Kennedy relied on case law from British Columbia and Alberta which permit diminished value claims. Justice Shaw correctly noted that the Insurance Acts in British Columbia and Alberta are not the same as the Ontario legislation, and so those cases were readily distinguishable. Predictably, Kennedy’s claim was dismissed.

Conclusion

Recent cases adjudicated in the Small Claims Court in Ontario have consistently dismissed claims for diminished value where the claims are founded in tort arising from motor vehicle accidents. Ontario’s no-fault legislative scheme trumps the common law, notwithstanding that the common law acknowledges the viability of diminished value claims. The case law trend clearly establishes that diminished value claims with a basis in tort will not succeed in Ontario. However, diminished value cases are not shut out in all instances. Dempster v. Newmarket Hyundai[21] is an example of a contract (non-tort) based case where a diminished value claim was allowed. Hafeez v. Sunaric[22] and McClinton v. Estein[23] are examples of tort-based cases where the no-fault bar created by s. 263 was overridden by a tortfeasor’s agreement to pay for property damage. The agreements in those cases were sufficient to qualify for the exception to the no-fault scheme set out in s. 263(5)(a.1). In those cases, the plaintiff’s recovered the cost of repair to their vehicles; no claim was advanced for the accelerated depreciation to the vehicles caused by the accident related repair.
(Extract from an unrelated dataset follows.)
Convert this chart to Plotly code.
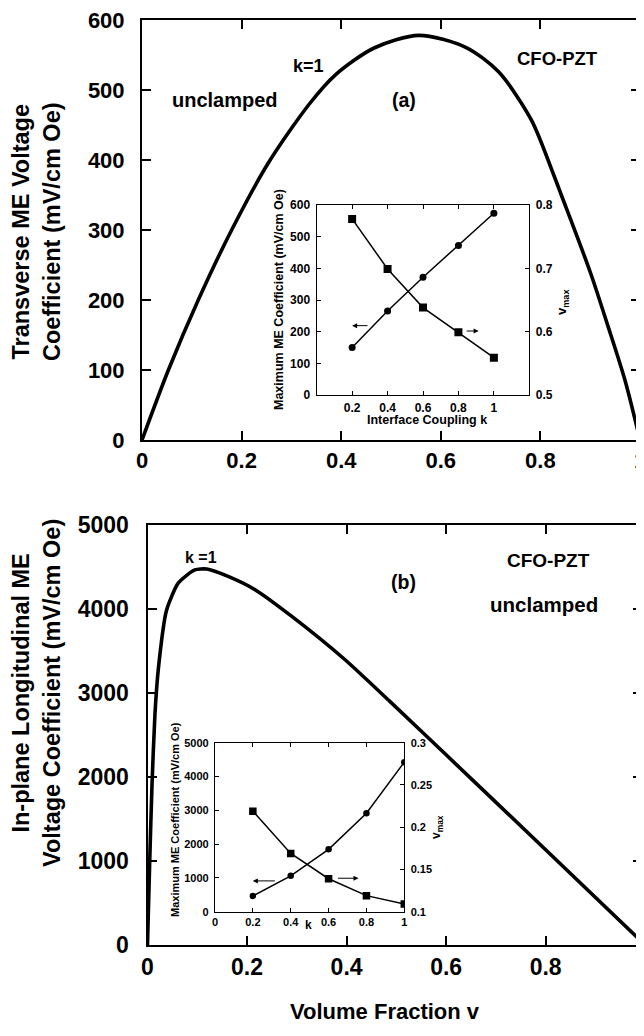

Query whether a tortfeasor’s agreement to pay for the “property damage” to a vehicle impliedly also includes an agreement to pay its diminished value. According to Deputy Judge Buie in Moore v. Lee, a depreciation claim flows from an accident and therefore constitutes property damage to the vehicle[24]. It would follow then that in situations where tortfeasors agree to pay for “property damage” arising from accidents, they might also impliedly be agreeing to pay for the diminished value of the vehicle. Tortfeasors beware!